Monday, May 10, 2010

Photo of the Week: 55 West Monroe



(Bartholomew Photo)


Address: 55 West Monroe, Chicago, Illinois
Architect:  Helmut Jahn for C. F. Murphy Associates
Construction Finish:  1980
Height:  45 stories; 495 feet (151 meters)
Space:  1,528,000 square feet; 41,500 square feet per floor


About the Architect
Helmut Jahn came to Chicago in 1966 after studying at the Technical University of Munich.  He began work at the Illinois Institute of Technology, studying under Ludwig Mies van der Rohe, the master of the mid-century modernist style.  Jahn joined C. F. Murphy Associates in 1967 and was named Executive Vice-President and Director of Design for the firm.  The firm was renamed Murphy/Jahn in 1985.


Since Murphy worked for Peirce Anderson and since Anderson worked for Daniel Burnham, Helmut Jahn's practice is a direct descendant of the Burnham firm.


About the Building
Originally planned as two towers, filling up the block between Clark, Dearborn, Adams and Monroe, the plan was scaled back when the Italian Village declined offers to sell its property.  The result was this single reinforced concrete concrete building which attracted Xerox as its principal tenant.  When the building opened it was known as the Xerox Building.


This was the first of Helmut Jahn's major projects in Chicago.  55 West Monroe holds its own on a corner in which it faces two iconic neighbors -- the soaring parabola of Chase Bank to the north and the stainless steel glamor of the landmarked Inland Steel Building, diagonally across Dearborn.


An interesting feature of the building is that as it rounds the corner at Dearborn and Monroe, its windows change to accommodate differences in norther and southern sunlight.  The southern wall is 75% glass while the eastern wall is only 55% glass.

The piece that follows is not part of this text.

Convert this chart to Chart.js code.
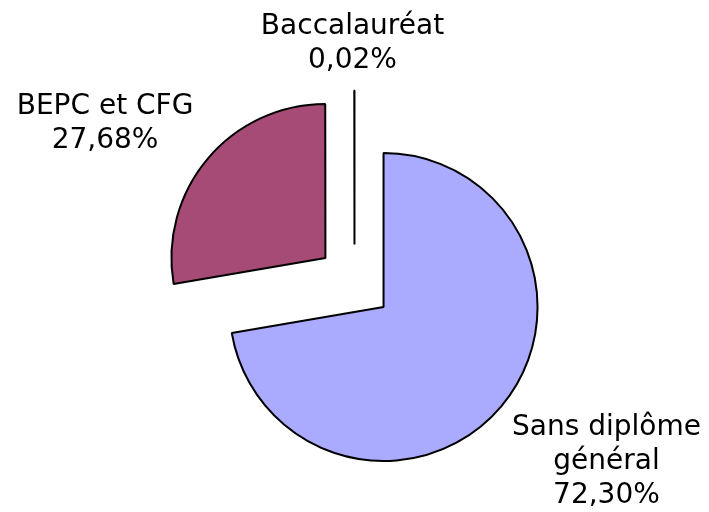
<!DOCTYPE html>
<html>
<head>
<meta charset="utf-8">
<script src="https://cdn.jsdelivr.net/npm/chart.js@4"></script>
<style>
  html, body { margin: 0; padding: 0; background: #fff; }
  #wrap { width: 709px; height: 512px; }
</style>
</head>
<body>
<div id="wrap"><canvas id="pie-chart"></canvas></div>
<script>
// Data
const categories = ['Sans diplôme général', 'BEPC et CFG', 'Baccalauréat'];
const labelLines = [['Sans diplôme', 'général'], ['BEPC et CFG'], ['Baccalauréat']];
const values = [72.30, 27.68, 0.02];
const percentLabels = ['72,30%', '27,68%', '0,02%'];
const colors = ['#AAAAFF', '#A64B76', '#FFFFFF'];

// Excel-style explosion: every slice pushed out along its middle angle
const explode = 38;
// label anchors (block middle), in radius units from the pie centre
const labelPos = [[1.636, 1.146], [-1.62, -1.05], [-0.013, -1.569]];

const explodePlugin = {
  id: 'explode',
  beforeDatasetDraw(chart, args) {
    const ctx = chart.ctx;
    args.meta.data.forEach(arc => {
      const mid = (arc.startAngle + arc.endAngle) / 2;
      ctx.save();
      ctx.translate(Math.cos(mid) * explode, Math.sin(mid) * explode);
      arc.draw(ctx);
      ctx.restore();
    });
    return false;
  }
};

const labelPlugin = {
  id: 'sliceLabels',
  afterDraw(chart) {
    const ctx = chart.ctx;
    const arc0 = chart.getDatasetMeta(0).data[0];
    const cx = arc0.x, cy = arc0.y, r = arc0.outerRadius;
    ctx.save();
    ctx.font = '28px "DejaVu Sans"';
    ctx.fillStyle = '#000';
    ctx.textAlign = 'center';
    ctx.textBaseline = 'alphabetic';
    const lh = 34;
    categories.forEach((c, i) => {
      const lines = labelLines[i].concat([percentLabels[i]]);
      const x = cx + labelPos[i][0] * r;
      const y0 = cy + labelPos[i][1] * r - (lines.length - 1) * lh / 2 + 10;
      lines.forEach((t, j) => ctx.fillText(t, x, y0 + j * lh));
    });
    ctx.restore();
  }
};

const ctx = document.getElementById('pie-chart').getContext('2d');
new Chart(ctx, {
  type: 'pie',
  data: {
    labels: categories,
    datasets: [{
      data: values,
      backgroundColor: colors,
      borderColor: '#000',
      borderWidth: 2
    }]
  },
  options: {
    responsive: true,
    maintainAspectRatio: false,
    animation: false,
    radius: 154,
    layout: { padding: { top: 53 } },
    plugins: {
      legend: { display: false },
      tooltip: { enabled: false }
    }
  },
  plugins: [explodePlugin, labelPlugin]
});
</script>
</body>
</html>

Just two block north of Mies's Federal Center, the building breaks with the taut order of Miesian modernism.  Instead of using steel, Jahn chose reinforced concrete for the building's structure.  While its reflective glass curtain wall references mid-century modernism, it shows the exposed rows of columns of that style only as it rounds the corner.  Only at the entrance to the building are the columns exposed and the building's structure revealed.